◆ **THE EXERCISE**:
The entire listing is to be repeated verbatim.

◆ **INFORMATION SHOWN**:

--- Start ---

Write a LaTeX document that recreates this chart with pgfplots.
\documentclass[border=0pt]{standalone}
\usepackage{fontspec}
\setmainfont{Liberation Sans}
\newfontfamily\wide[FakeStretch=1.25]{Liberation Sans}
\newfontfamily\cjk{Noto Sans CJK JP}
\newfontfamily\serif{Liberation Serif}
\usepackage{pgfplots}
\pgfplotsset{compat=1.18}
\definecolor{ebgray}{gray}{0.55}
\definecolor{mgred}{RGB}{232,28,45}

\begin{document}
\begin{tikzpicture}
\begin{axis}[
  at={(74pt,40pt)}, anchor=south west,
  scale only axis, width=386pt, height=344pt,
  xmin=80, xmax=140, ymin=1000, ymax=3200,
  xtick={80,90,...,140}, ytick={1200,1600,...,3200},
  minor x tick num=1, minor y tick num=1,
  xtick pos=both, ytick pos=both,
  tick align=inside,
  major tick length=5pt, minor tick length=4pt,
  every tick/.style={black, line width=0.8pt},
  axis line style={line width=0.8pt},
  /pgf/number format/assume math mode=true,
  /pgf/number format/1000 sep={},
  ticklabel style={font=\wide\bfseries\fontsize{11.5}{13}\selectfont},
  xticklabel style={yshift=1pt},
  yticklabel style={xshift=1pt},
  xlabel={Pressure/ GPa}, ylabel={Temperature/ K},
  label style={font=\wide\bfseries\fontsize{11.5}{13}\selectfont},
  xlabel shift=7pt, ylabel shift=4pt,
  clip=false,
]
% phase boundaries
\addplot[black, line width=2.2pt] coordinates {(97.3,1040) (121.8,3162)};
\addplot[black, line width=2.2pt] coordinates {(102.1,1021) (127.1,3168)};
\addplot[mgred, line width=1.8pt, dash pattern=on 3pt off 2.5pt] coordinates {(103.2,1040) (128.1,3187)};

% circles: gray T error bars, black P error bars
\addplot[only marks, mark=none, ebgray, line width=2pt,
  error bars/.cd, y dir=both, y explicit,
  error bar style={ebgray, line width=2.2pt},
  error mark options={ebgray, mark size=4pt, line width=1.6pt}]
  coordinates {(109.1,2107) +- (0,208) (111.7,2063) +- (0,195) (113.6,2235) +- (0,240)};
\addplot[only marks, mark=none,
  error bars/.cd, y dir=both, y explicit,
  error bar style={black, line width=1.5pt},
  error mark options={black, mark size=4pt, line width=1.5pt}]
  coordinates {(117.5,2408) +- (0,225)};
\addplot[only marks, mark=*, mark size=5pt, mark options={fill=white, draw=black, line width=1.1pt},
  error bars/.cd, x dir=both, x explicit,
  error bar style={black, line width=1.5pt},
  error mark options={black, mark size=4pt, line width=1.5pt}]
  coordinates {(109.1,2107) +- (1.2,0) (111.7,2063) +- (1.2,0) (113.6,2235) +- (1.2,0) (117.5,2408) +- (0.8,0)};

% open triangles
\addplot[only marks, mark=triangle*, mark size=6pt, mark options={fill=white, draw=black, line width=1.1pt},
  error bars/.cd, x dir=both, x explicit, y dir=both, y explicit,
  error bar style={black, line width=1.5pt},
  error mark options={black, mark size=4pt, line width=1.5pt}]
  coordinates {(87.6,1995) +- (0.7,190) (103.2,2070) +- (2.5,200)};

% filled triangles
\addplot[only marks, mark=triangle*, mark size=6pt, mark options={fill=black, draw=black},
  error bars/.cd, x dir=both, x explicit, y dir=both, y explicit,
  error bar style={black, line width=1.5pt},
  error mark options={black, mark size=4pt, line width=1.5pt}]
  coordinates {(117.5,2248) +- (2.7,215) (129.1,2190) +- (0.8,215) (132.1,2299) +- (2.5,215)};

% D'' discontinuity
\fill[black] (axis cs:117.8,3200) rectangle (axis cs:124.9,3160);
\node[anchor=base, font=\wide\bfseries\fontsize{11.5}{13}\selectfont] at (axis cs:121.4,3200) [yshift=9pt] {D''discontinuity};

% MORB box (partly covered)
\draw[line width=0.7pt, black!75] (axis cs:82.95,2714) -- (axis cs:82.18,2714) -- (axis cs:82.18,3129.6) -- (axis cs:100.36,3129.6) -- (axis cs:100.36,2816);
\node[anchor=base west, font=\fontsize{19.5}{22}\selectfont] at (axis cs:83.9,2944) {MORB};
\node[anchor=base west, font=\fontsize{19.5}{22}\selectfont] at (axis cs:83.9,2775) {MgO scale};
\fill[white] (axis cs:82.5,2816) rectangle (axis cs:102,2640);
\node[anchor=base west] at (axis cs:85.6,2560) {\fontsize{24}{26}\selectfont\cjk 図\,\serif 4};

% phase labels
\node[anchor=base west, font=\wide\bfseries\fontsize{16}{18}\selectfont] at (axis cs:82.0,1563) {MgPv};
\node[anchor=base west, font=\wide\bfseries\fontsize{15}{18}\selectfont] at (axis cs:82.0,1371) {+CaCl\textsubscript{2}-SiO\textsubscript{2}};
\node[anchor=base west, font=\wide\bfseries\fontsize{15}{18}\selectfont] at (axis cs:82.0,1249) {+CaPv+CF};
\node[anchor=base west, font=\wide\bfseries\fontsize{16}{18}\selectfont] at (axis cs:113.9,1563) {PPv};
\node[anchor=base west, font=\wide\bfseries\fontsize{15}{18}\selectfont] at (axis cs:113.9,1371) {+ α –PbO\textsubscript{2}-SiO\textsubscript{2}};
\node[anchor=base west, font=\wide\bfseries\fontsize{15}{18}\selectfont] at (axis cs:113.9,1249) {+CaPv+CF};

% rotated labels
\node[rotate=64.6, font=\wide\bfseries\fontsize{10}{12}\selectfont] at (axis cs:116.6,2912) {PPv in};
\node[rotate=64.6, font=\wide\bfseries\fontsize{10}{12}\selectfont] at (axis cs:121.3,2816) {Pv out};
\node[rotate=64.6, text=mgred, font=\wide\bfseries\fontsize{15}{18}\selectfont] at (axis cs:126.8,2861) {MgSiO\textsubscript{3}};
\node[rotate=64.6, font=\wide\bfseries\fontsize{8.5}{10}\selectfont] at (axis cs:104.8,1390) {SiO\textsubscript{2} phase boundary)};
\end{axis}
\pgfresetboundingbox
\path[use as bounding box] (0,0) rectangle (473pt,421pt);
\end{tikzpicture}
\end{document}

--- End ---

◆ **COMPLETED TASK**:
Write a LaTeX document that recreates this chart with pgfplots.
\documentclass[border=0pt]{standalone}
\usepackage{fontspec}
\setmainfont{Liberation Sans}
\newfontfamily\wide[FakeStretch=1.25]{Liberation Sans}
\newfontfamily\cjk{Noto Sans CJK JP}
\newfontfamily\serif{Liberation Serif}
\usepackage{pgfplots}
\pgfplotsset{compat=1.18}
\definecolor{ebgray}{gray}{0.55}
\definecolor{mgred}{RGB}{232,28,45}

\begin{document}
\begin{tikzpicture}
\begin{axis}[
  at={(74pt,40pt)}, anchor=south west,
  scale only axis, width=386pt, height=344pt,
  xmin=80, xmax=140, ymin=1000, ymax=3200,
  xtick={80,90,...,140}, ytick={1200,1600,...,3200},
  minor x tick num=1, minor y tick num=1,
  xtick pos=both, ytick pos=both,
  tick align=inside,
  major tick length=5pt, minor tick length=4pt,
  every tick/.style={black, line width=0.8pt},
  axis line style={line width=0.8pt},
  /pgf/number format/assume math mode=true,
  /pgf/number format/1000 sep={},
  ticklabel style={font=\wide\bfseries\fontsize{11.5}{13}\selectfont},
  xticklabel style={yshift=1pt},
  yticklabel style={xshift=1pt},
  xlabel={Pressure/ GPa}, ylabel={Temperature/ K},
  label style={font=\wide\bfseries\fontsize{11.5}{13}\selectfont},
  xlabel shift=7pt, ylabel shift=4pt,
  clip=false,
]
% phase boundaries
\addplot[black, line width=2.2pt] coordinates {(97.3,1040) (121.8,3162)};
\addplot[black, line width=2.2pt] coordinates {(102.1,1021) (127.1,3168)};
\addplot[mgred, line width=1.8pt, dash pattern=on 3pt off 2.5pt] coordinates {(103.2,1040) (128.1,3187)};

% circles: gray T error bars, black P error bars
\addplot[only marks, mark=none, ebgray, line width=2pt,
  error bars/.cd, y dir=both, y explicit,
  error bar style={ebgray, line width=2.2pt},
  error mark options={ebgray, mark size=4pt, line width=1.6pt}]
  coordinates {(109.1,2107) +- (0,208) (111.7,2063) +- (0,195) (113.6,2235) +- (0,240)};
\addplot[only marks, mark=none,
  error bars/.cd, y dir=both, y explicit,
  error bar style={black, line width=1.5pt},
  error mark options={black, mark size=4pt, line width=1.5pt}]
  coordinates {(117.5,2408) +- (0,225)};
\addplot[only marks, mark=*, mark size=5pt, mark options={fill=white, draw=black, line width=1.1pt},
  error bars/.cd, x dir=both, x explicit,
  error bar style={black, line width=1.5pt},
  error mark options={black, mark size=4pt, line width=1.5pt}]
  coordinates {(109.1,2107) +- (1.2,0) (111.7,2063) +- (1.2,0) (113.6,2235) +- (1.2,0) (117.5,2408) +- (0.8,0)};

% open triangles
\addplot[only marks, mark=triangle*, mark size=6pt, mark options={fill=white, draw=black, line width=1.1pt},
  error bars/.cd, x dir=both, x explicit, y dir=both, y explicit,
  error bar style={black, line width=1.5pt},
  error mark options={black, mark size=4pt, line width=1.5pt}]
  coordinates {(87.6,1995) +- (0.7,190) (103.2,2070) +- (2.5,200)};

% filled triangles
\addplot[only marks, mark=triangle*, mark size=6pt, mark options={fill=black, draw=black},
  error bars/.cd, x dir=both, x explicit, y dir=both, y explicit,
  error bar style={black, line width=1.5pt},
  error mark options={black, mark size=4pt, line width=1.5pt}]
  coordinates {(117.5,2248) +- (2.7,215) (129.1,2190) +- (0.8,215) (132.1,2299) +- (2.5,215)};

% D'' discontinuity
\fill[black] (axis cs:117.8,3200) rectangle (axis cs:124.9,3160);
\node[anchor=base, font=\wide\bfseries\fontsize{11.5}{13}\selectfont] at (axis cs:121.4,3200) [yshift=9pt] {D''discontinuity};

% MORB box (partly covered)
\draw[line width=0.7pt, black!75] (axis cs:82.95,2714) -- (axis cs:82.18,2714) -- (axis cs:82.18,3129.6) -- (axis cs:100.36,3129.6) -- (axis cs:100.36,2816);
\node[anchor=base west, font=\fontsize{19.5}{22}\selectfont] at (axis cs:83.9,2944) {MORB};
\node[anchor=base west, font=\fontsize{19.5}{22}\selectfont] at (axis cs:83.9,2775) {MgO scale};
\fill[white] (axis cs:82.5,2816) rectangle (axis cs:102,2640);
\node[anchor=base west] at (axis cs:85.6,2560) {\fontsize{24}{26}\selectfont\cjk 図\,\serif 4};

% phase labels
\node[anchor=base west, font=\wide\bfseries\fontsize{16}{18}\selectfont] at (axis cs:82.0,1563) {MgPv};
\node[anchor=base west, font=\wide\bfseries\fontsize{15}{18}\selectfont] at (axis cs:82.0,1371) {+CaCl\textsubscript{2}-SiO\textsubscript{2}};
\node[anchor=base west, font=\wide\bfseries\fontsize{15}{18}\selectfont] at (axis cs:82.0,1249) {+CaPv+CF};
\node[anchor=base west, font=\wide\bfseries\fontsize{16}{18}\selectfont] at (axis cs:113.9,1563) {PPv};
\node[anchor=base west, font=\wide\bfseries\fontsize{15}{18}\selectfont] at (axis cs:113.9,1371) {+ α –PbO\textsubscript{2}-SiO\textsubscript{2}};
\node[anchor=base west, font=\wide\bfseries\fontsize{15}{18}\selectfont] at (axis cs:113.9,1249) {+CaPv+CF};

% rotated labels
\node[rotate=64.6, font=\wide\bfseries\fontsize{10}{12}\selectfont] at (axis cs:116.6,2912) {PPv in};
\node[rotate=64.6, font=\wide\bfseries\fontsize{10}{12}\selectfont] at (axis cs:121.3,2816) {Pv out};
\node[rotate=64.6, text=mgred, font=\wide\bfseries\fontsize{15}{18}\selectfont] at (axis cs:126.8,2861) {MgSiO\textsubscript{3}};
\node[rotate=64.6, font=\wide\bfseries\fontsize{8.5}{10}\selectfont] at (axis cs:104.8,1390) {SiO\textsubscript{2} phase boundary)};
\end{axis}
\pgfresetboundingbox
\path[use as bounding box] (0,0) rectangle (473pt,421pt);
\end{tikzpicture}
\end{document}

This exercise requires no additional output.